Xian in China – cycling the city wall

Thursday, 18 May 2017

◄ It may not be totally original, like the Pingyao City Walls, but the City Walls of Xian stretch for 14km and you can rent bicycles and ride a circuit. They cost 200 RMB (about US$30) refundable deposit and 45 RMB (about US$6.50) for two hours







◄ The walls are very impressive, but apart from the corner towers and ramparts there’s a lot to see below the city walls whether it’s temples, historic buildings or simply the Xian city life. I even spotted a couple of apartments which I thought might be interesting places to live and there are lots of restaurants, cafes and bars to spy on.





I started my ride from the South Gate and right at the end of the ride, just before arriving back at the South Gate, in one of the ramparts there’s a nice little display of classic Chinese bicycles of the 1960 to 1980s, when owning a bicycle was a very big thing for the Chinese. Now owning a BMW would probably be the aspirational transport. The display mentions a well-known ballad of the bicycle era: ‘Flying Pigeon bicycles are fast; Forever bicycles are solid and durable, Hongoi bicycles are heavier and reliable.’

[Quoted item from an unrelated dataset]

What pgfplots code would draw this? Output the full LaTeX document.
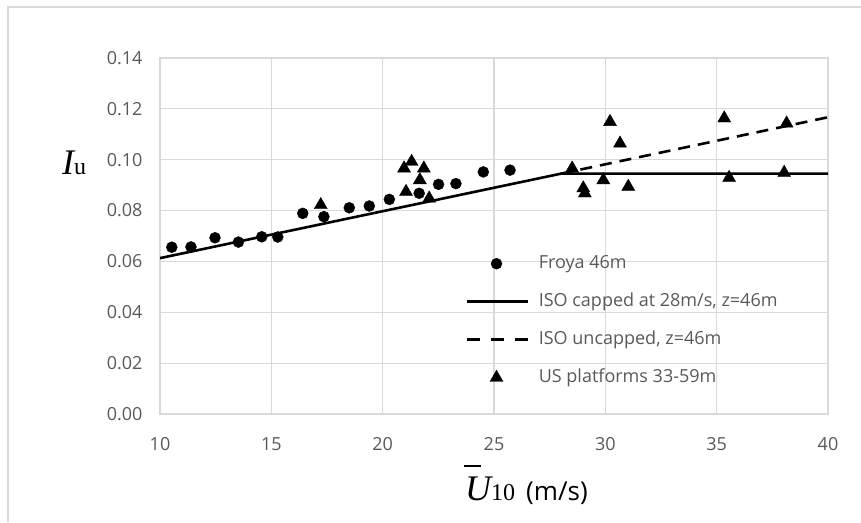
\documentclass[border=0pt]{standalone}
\usepackage{fontspec}
\setmainfont{Open Sans}
\newfontfamily\serif{Liberation Serif}
\usepackage{pgfplots}
\pgfplotsset{compat=1.18}
\definecolor{gridgray}{HTML}{D9D9D9}
\definecolor{tickgray}{HTML}{595959}

\begin{document}
\begin{tikzpicture}
% chart area frame (only top and left edges are visible in the crop)
\useasboundingbox (-160pt,-108pt) rectangle (701pt,414pt);
\draw[gridgray, line width=1.2pt] (-152pt,-108pt) -- (-152pt,407pt) -- (701pt,407pt);
\begin{axis}[
    at={(0,0)}, anchor=south west,
    scale only axis,
    width=668pt, height=356pt,
    xmin=10, xmax=40, ymin=0, ymax=0.14,
    xtick={10,15,20,25,30,35,40},
    ytick={0,0.02,0.04,0.06,0.08,0.10,0.12,0.14},
    major tick length=0pt,
    grid=major,
    major grid style={draw=gridgray, line width=1.2pt},
    axis line style={draw=gridgray, line width=1.2pt},
    /pgf/number format/assume math mode=true,
    ticklabel style={font=\fontsize{18}{18}\selectfont, text=tickgray},
    yticklabel style={/pgf/number format/fixed, /pgf/number format/fixed zerofill, /pgf/number format/precision=2, xshift=-14pt},
    xticklabel style={yshift=-20pt},
    scaled y ticks=false,
    legend image code/.code={\draw[mark repeat=2,mark phase=2,#1] plot coordinates {(0pt,0pt) (30pt,0pt) (61pt,0pt)};},
    legend style={draw=none, fill=none, at={(axis description cs:0.4566,0.262)}, anchor=west,
        font=\fontsize{18}{18}\selectfont, text=tickgray, row sep=16pt, column sep=8pt, inner sep=0pt,
        nodes={text height=13.5pt, text depth=4.5pt}},
    legend cell align=left,
]
% Froya 46m
\addplot[only marks, mark=*, mark size=5.5pt, black] coordinates {
(10.53,0.0656) (11.39,0.0657) (12.47,0.0693) (13.52,0.0676) (14.57,0.0697) (15.29,0.0696)
(16.41,0.0789) (17.36,0.0776) (18.50,0.0811) (19.40,0.0818) (20.30,0.0844) (21.64,0.0868)
(22.51,0.0903) (23.29,0.0906) (24.52,0.0952) (25.72,0.0959)};
\addlegendentry{Froya 46m}
% ISO capped
\addplot[black, line width=2.6pt, mark=none,
    legend image code/.code={\draw[black, line width=2.6pt] (0pt,0pt) -- (61pt,0pt);}]
    coordinates {(10,0.0613) (28,0.0945) (40,0.0945)};
\addlegendentry{ISO capped at 28m/s, z=46m}
% ISO uncapped
\addplot[black, line width=2.6pt, mark=none, dash pattern=on 12pt off 8pt,
    legend image code/.code={\draw[black, line width=2.6pt, dash pattern=on 13pt off 11pt] (0pt,0pt) -- (61pt,0pt);}]
    coordinates {(28,0.0945) (40,0.1167)};
\addlegendentry{ISO uncapped, z=46m}
% US platforms
\addplot[only marks, mark=triangle*, mark size=7.5pt, black] coordinates {
(17.22,0.0822) (21.30,0.0992) (20.96,0.0966) (21.85,0.0966) (21.67,0.0920) (21.05,0.0874)
(22.09,0.0848) (28.51,0.0966) (29.01,0.0888) (29.08,0.0868) (29.91,0.0920) (30.21,0.1149)
(30.66,0.1064) (31.03,0.0894) (35.34,0.1163) (35.56,0.0929) (38.03,0.0949) (38.14,0.1143)};
\addlegendentry{US platforms 33-59m}
\end{axis}
% axis titles
\node[anchor=base west, inner sep=0pt] at (-98pt,239pt)
    {{\serif\itshape\fontsize{36}{36}\selectfont I}{\serif\fontsize{24}{24}\selectfont u}};
\node[anchor=base west, inner sep=0pt] at (305pt,-86pt)
    {\rlap{\kern-1pt\raisebox{33pt}{\rule{17pt}{1.8pt}}}{\serif\itshape\fontsize{36}{36}\selectfont U}{\serif\fontsize{24}{24}\selectfont 10}\hspace{11pt}{\fontsize{26}{26}\selectfont (m/s)}};
\end{tikzpicture}
\end{document}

▲ Of course my favourite is the Flying Pigeon and on earlier visits to China I often thought of getting one to take home. Rather like I’ve mused about buying a Hero bicycle in India. You can still find classic rod-brake Hero bicycles in India, it would be difficult to find a Flying Pigeon in China today.

Of course I shouldn’t have been riding at all. On my first visits to China, over 20 years ago, it seemed that every tourist attraction had one price for locals and another 10 times higher for foreign visitors, although I remember an enraged Chinese-American in Beijing complaining that it had nothing to do with your nationality and everything to do with whether you looked like a Han Chinese or not. Today the prices for locals or foreigners is precisely the same, but they haven’t reduced the foreigners’ entry prices, they’ve just jacked up the local prices by a factor of 10. Lots of galleries, museums, temples, botanic gardens, buildings, you name it, are eye-wateringly expensive to visit. Entry fees of US$20 or more are not unusual. For elderly visitors (usually that means over 60 years old), local or foreign, however, there’s often half price entry. And really really old visitors, and after a recent birthday that includes me, often get in free. You can imagine this has caused a lot of amusement (surely not resentment?) from my fellow elderly (but not quite as elderly as I am) MGB Silk Road companions.

▲ On the Xian City Wall, however, I hit an entirely opposite problem, riders over 60 years of age were not permitted. As the sign said ‘the old man ban riding.’ Fortunately in China rules are often designed to be broken, no one enquired about my age.